David Johansen: Live It Up (Blue Sky 1982, Razor & Tie CD 1992)
Between the sloppy but glorious New York Dolls and the campy slop of alter-ego Buster Poindexter, David Johansen tried to carve out a career as a standard rock and roll singer. Commercially, it went nowhere. Aesthetically, it was guitar-rich, heart-on-your-sleeve arena rock. I enjoy it immensely as I sit in my office and fill out boring paperwork. This live set list offers a few Dolls songs, the best stuff from his solo debut, and some very well-chosen covers of major 1960s AM radio hits. In this format, anyone who doesn't know the sources will have trouble telling the difference. "Build Me Up Buttercup" and "Bohemian Love Pad" are the fun throwaways. The surprise is the weight he gives to "Is This What I Get For Loving You?" -- but it's hard to go wrong with a Goffin-King hit. And who can resist "Frenchette"?
Matthew Sweet & Susanna Hoffs: Under the Covers, Vol. 1 (Shout! Factory 2006)
This belongs to that distinct genre of records known as the covers album. Someone "covers" a collection of songs they admire.
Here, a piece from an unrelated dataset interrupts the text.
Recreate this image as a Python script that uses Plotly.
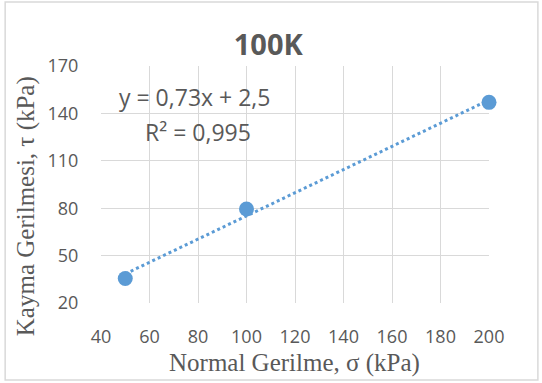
import numpy as np
import plotly.graph_objects as go

normal_stress = [50, 100, 200]
shear_stress = [35.5, 79.5, 147]
x_ticks = [40, 60, 80, 100, 120, 140, 160, 180, 200]
y_ticks = [20, 50, 80, 110, 140, 170]

slope, intercept = np.polyfit(normal_stress, shear_stress, 1)
trend_x = [min(normal_stress), max(normal_stress)]
trend_y = [slope * v + intercept for v in trend_x]

blue = "#5B9BD5"
grey = "#595959"
sans = "Open Sans, Noto Sans"
serif = "Liberation Serif, Times New Roman"

fig = go.Figure()
fig.add_trace(go.Scatter(x=trend_x, y=trend_y, mode="lines",
                         line=dict(color=blue, width=3, dash="dot"),
                         showlegend=False, hoverinfo="skip"))
fig.add_trace(go.Scatter(x=normal_stress, y=shear_stress, mode="markers",
                         marker=dict(color=blue, size=15),
                         showlegend=False, cliponaxis=False))

fig.update_layout(
    width=542, height=383,
    margin=dict(l=101, r=53, t=66, b=80),
    paper_bgcolor="white", plot_bgcolor="white",
    title=dict(text="<b>100K</b>", x=0.495, xanchor="center", y=0.882, yanchor="middle",
               font=dict(family=sans, size=29, color=grey)),
    xaxis=dict(range=[40, 200], tickvals=x_ticks, showgrid=True, gridcolor="#D9D9D9",
               gridwidth=1, zeroline=False, showline=False,
               ticks="outside", ticklen=17, tickcolor="rgba(0,0,0,0)",
               tickfont=dict(family=sans, size=18, color=grey)),
    yaxis=dict(range=[20, 170], tickvals=y_ticks, showgrid=True, gridcolor="#D9D9D9",
               gridwidth=1, zeroline=False, showline=False,
               ticks="outside", ticklen=18, tickcolor="rgba(0,0,0,0)",
               tickfont=dict(family=sans, size=18, color=grey)),
    annotations=[
        dict(text="y = 0,73x + 2,5", xref="paper", yref="paper", x=0.04, y=0.869,
             xanchor="left", yanchor="middle", showarrow=False,
             font=dict(family=sans, size=23, color=grey)),
        dict(text="R² = 0,995", xref="paper", yref="paper", x=0.108, y=0.721,
             xanchor="left", yanchor="middle", showarrow=False,
             font=dict(family=sans, size=23, color=grey)),
        dict(text="Normal Gerilme, σ (kPa)", xref="paper", yref="paper", x=0.498, y=-0.253,
             xanchor="center", yanchor="middle", showarrow=False,
             font=dict(family=serif, size=25, color=grey)),
        dict(text="Kayma Gerilmesi, τ (kPa)", xref="paper", yref="paper", x=-0.193, y=0.409,
             xanchor="center", yanchor="middle", showarrow=False, textangle=-90,
             font=dict(family=serif, size=25, color=grey)),
    ],
    shapes=[dict(type="rect", xref="paper", yref="paper", x0=-0.247, x1=1.126,
                 y0=-0.325, y1=1.27, line=dict(color="#D9D9D9", width=1.5))],
)
fig.write_html("out.html", config={"displayModeBar": False},
               post_script="document.body.style.margin='0';")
This one is odd. They've selected a great batch of songs from the roughly 1965-1971, yet I don't know that I recommend it. Sweet and Hoffs have distinctive, recognizable voices. But half the fun of the genre is to hear the music rearranged, and here the arrangements slavishly copy the originals, as if they peeled Nico's voice off the Velvet Underground's recording of "Sunday Morning" and then overdubbed Hoffs' voice. And the same goes for the Who's "The Kids Are Alright," and so on with the rest. The one exception, and thus the one treat, is "Who Knows Where the Time Goes," where they devise delightful, original harmony parts.
Nick Lowe: At My Age (Yep Roc Records 2007)
I've always resisted compiling a "10-best" list for the year as it ends. But if I did construct one for 2007, I'd likely put this album on my list. Lowe had the nerve to call his first solo album Jesus of Cool (a title that didn't survive the Atlantic crossing). If anything has become cool, it's the music itself. The arrangements favor touches of country music (the piano and guitar of the opening track, "A Better Man," the shuffle of "Long Limbed Girl"), but it's all been mixed smooth in a blender with the mariachi horns (on "The Club" -- think "Ring of Fire" by Johnny Cash) and cool jazz ("Other Side of the Coin"). The songwriting is stellar. Best of all is the faked misogyny of "I Trained Her to Love Me," which has the bite of the best Randy Newman songs.